Contrast structure — The video constantly flips between macro (World Bank data) and micro (Edward's story). This "zooming in and out" keeps the brain engaged. Viewers can't predict what comes next — data, then human, then data again.
The "sick man of Asia" reversal — This phrase is a historical reference that creates a pride/shame tension. Filipinos know this label. Hearing it reversed triggers a strong emotional response — pride, then guilt, then anger. Highly shareable within the diaspora.
Edward as everyman — He is not a politician or expert. He's a construction worker. "Blood sweat, ma'am eh" is raw, unfiltered, and authentic. Viewers trust him more than any World Bank report. His story becomes the emotional anchor that makes the data stick.

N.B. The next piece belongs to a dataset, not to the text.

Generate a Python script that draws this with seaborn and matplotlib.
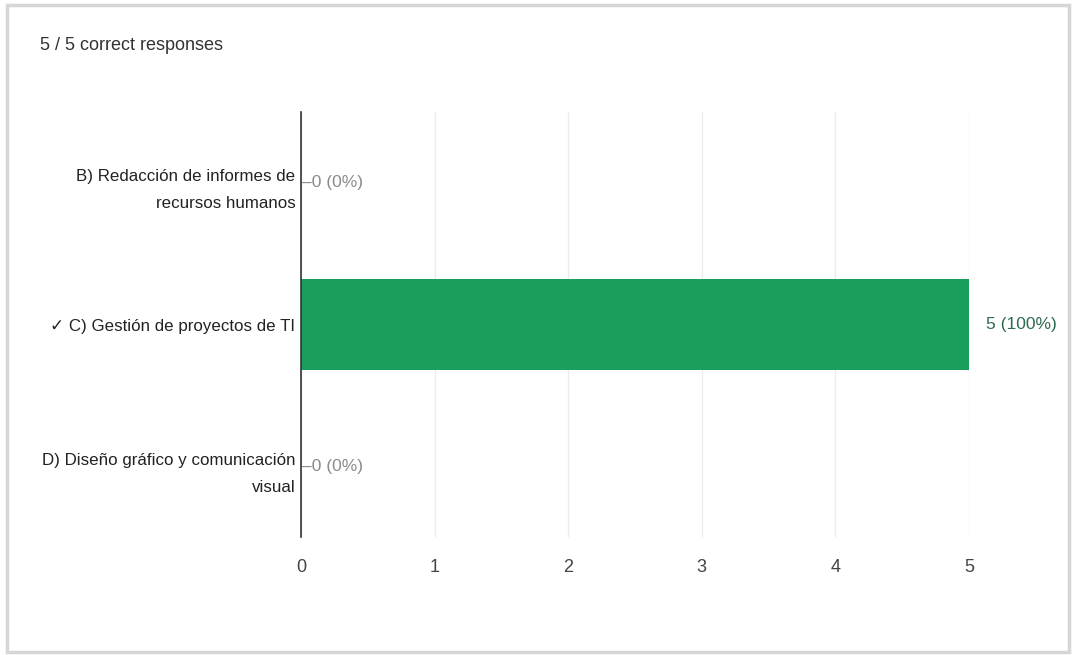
import matplotlib
matplotlib.use('Agg')
import matplotlib.pyplot as plt
import seaborn as sns
import pandas as pd
from matplotlib.patches import Rectangle

categories = ['B) Redacción de informes de\nrecursos humanos',
              '✓ C) Gestión de proyectos de TI',
              'D) Diseño gráfico y comunicación\nvisual']
counts = [0, 5, 0]
value_labels = ['0 (0%)', '5 (100%)', '0 (0%)']
title = '5 / 5 correct responses'
x_ticks = [0, 1, 2, 3, 4, 5]

sns.set_theme(style='white')
plt.rcParams['font.family'] = ['Liberation Sans', 'DejaVu Sans']

df = pd.DataFrame({'answer': categories, 'count': counts})

fig = plt.figure(figsize=(10.73, 6.55), dpi=100)
fig.patch.set_facecolor('white')

# card border like the screenshot
fig.patches.append(Rectangle((7 / 1073, 3 / 655), 1062 / 1073, 647 / 655,
                             transform=fig.transFigure, fill=False,
                             edgecolor='#d6d6d6', linewidth=2.5, zorder=0))

ax = fig.add_axes([301 / 1073, 118 / 655, 668 / 1073, 425 / 655])
sns.barplot(data=df, y='answer', x='count', color='#1a9e5c', width=0.64,
            saturation=1, linewidth=0, ax=ax, zorder=3)

ax.set_xlim(0, 5)
ax.set_ylim(2.5, -0.5)
ax.set_xticks(x_ticks)
ax.set_xticklabels([str(t) for t in x_ticks], fontsize=13, color='#444444')
ax.tick_params(axis='x', length=0, pad=16)
ax.tick_params(axis='y', length=0, pad=4)
ax.set_yticks(range(len(categories)))
ax.set_yticklabels(categories, fontsize=12.2, color='#222222', ha='right',
                   linespacing=2.0)
ax.set_xlabel('')
ax.set_ylabel('')
ax.xaxis.grid(True, color='#ececec', linewidth=1)
ax.set_axisbelow(True)
for side in ['top', 'right', 'bottom']:
    ax.spines[side].set_visible(False)
ax.spines['left'].set_color('#333333')
ax.spines['left'].set_linewidth(1.2)
ax.spines['left'].set_zorder(5)

for i, (v, lab) in enumerate(zip(counts, value_labels)):
    if v == 0:
        ax.annotate('–' + lab, xy=(v, i), xytext=(1, 0), textcoords='offset points',
                    va='center', ha='left', fontsize=12.5, color='#8a8a8a')
    else:
        ax.annotate(lab, xy=(v, i), xytext=(12, 0), textcoords='offset points',
                    va='center', ha='left', fontsize=12.5, color='#2e6b4e')

fig.text(40 / 1073, 1 - 46 / 655, title, fontsize=13, color='#333333',
         va='center', ha='left')

fig.savefig('out.png', dpi=100, facecolor='white')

The "not enough" refrain — The hook, the middle, and the ending all return to this phrase. It becomes a thesis statement. Viewers remember one simple idea: "Even growing, it's not enough." This is easy to repeat, quote, and argue about in comments.
What You Can Steal
The "macro → micro → macro" sandwich — Open with a bold claim (macro), drop into a personal story (micro), then return to the big picture (macro). This pattern works for any topic: inflation, housing, education. The personal story makes the data feel real.
One human quote that carries the entire argument — Edward's "If the economy grows... He doesn't feel that" does more work than all the World Bank data combined. In your next video, find the one line from a real person that summarizes your thesis. Build the whole video around it.
The "good news/bad news" rhythm — Every positive data point ("fastest growing in East Asia") is immediately undercut by a human reality ("great savings needed"). This creates a rollercoaster that keeps viewers watching. Don't let any statement stand unchallenged — immediately ask "but what does that mean for a real person?"